Tous leurs vêtements sont ainsi produits à Los Angeles, en utilisant des méthodes permettant la conservation et la réutilisation d’eau, en s’assurant de ne pas utiliser de produits chimiques. Les coûts des vêtements de RE/DONE sont élevés, mais ils offrent des pièces uniques, produites en quantités limités, nécessitant de longues heures de travail. Acheter un jean RE/DONE assure un produit de qualité capable de durer des années et peut donc être considéré comme un réel investissement. La marque de streetwear Noah est elle aussi impliquée dans une démarche éco-responsable, cette fois-ci du côté de sa production, et des travailleurs qui confectionnent ses pièces. “Nos vêtements sont faits dans des pays et usines ou la tradition, l’expertise et la dignité humaine sont à la base de notre activité. Nous donnons une partie de nos profits à des causes auxquelles nous croyons. Nous parlons de problèmes que nous pensons importants, et nous essayons de donner une voix aux personnes et associations qui comptent pour nous” explique le porte-parole du label.
L’appropriation du streetwear par les marques de luxe est également un mouvement inscrit dans la mode, ce qui n’est d’ailleurs plus un secret pour personne. Et la chasse aux pièces uniques de couturiers, pièces portant une réelle histoire, est lancée depuis un petit moment, notamment grâce aux friperies qui connaissent un grand succès depuis le début de la décennie. C’est pourquoi aujourd’hui, nombreux sont les individus qui vont chiner aux quatre coins du monde pour dénicher des pièces rares, à prix dérisoires, pour ensuite les revendre sur des plateformes créées à cet effet. D’ailleurs le nombre de plateformes, de site ou de comptes Instagram dédiés à revendre des vêtements d’occasion est plus que conséquent. Il est maintenant possible de vendre et acheter des vêtements à des particuliers sur Vinted ou Depop, de retrouver des friperies en ligne sur Asos Marketplace, ou bien de passer par de plus grandes plateformes telles que Ebay ou encore Vestiaire Collective qui offrent un large choix de vêtements, mais aussi de décorations et d’ameublements d’occasion à petits prix, en impactant la planète à moindre coût.
Beaucoup de personnes ont tiré un avantage d’Instagram et du nombre d’heures passées dessus par certains, en proposant les pièces uniques qu’ils ont déniché, tels que Nothing Special ou des influenceurs qui revendent ce qu’ils ont pu recevoir ou acheter durant leur carrière. Ces particuliers vous permettent donc de gagner un temps précieux en n’ayant plus à passer des heures à chercher sur les marketplaces, à l’image de The Clothes Watchers, un nouveau concept de curation d’articles de mode. Ce site sélectionne directement pour les adeptes de vêtements, sneakers et accessoires vintages, rares, de luxe, ou encore des basiques, à des prix très intéressants venant tout droit des plateformes citées ci-dessus.
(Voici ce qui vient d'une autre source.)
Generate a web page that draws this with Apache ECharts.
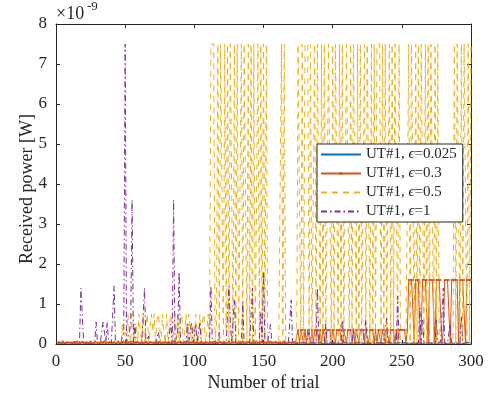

À côté de cela, la nouvelle génération de créateurs est plus touchée par l’impact environnemental de la production de vêtements, à l’image de Marine Serre, grande gagnante du prix LVMH en 2017, qui créée des pièces issues de tissus recyclés. Sa collection Printemps 2019 présentée lors de la Fashion Week de Paris était d’ailleurs réalisée à 50% de tissus recyclés. Marine Serre avait notamment déclaré lors d’une interview “Pourquoi aller acheter du tissu en Chine alors qu’il en existe tant à réutiliser ?” C’est une dynamique dans laquelle beaucoup de créateurs sont, ou désirent suivre par la suite. Espérons qu’ils soient le plus nombreux possible. L’avenir de la planète en dépend.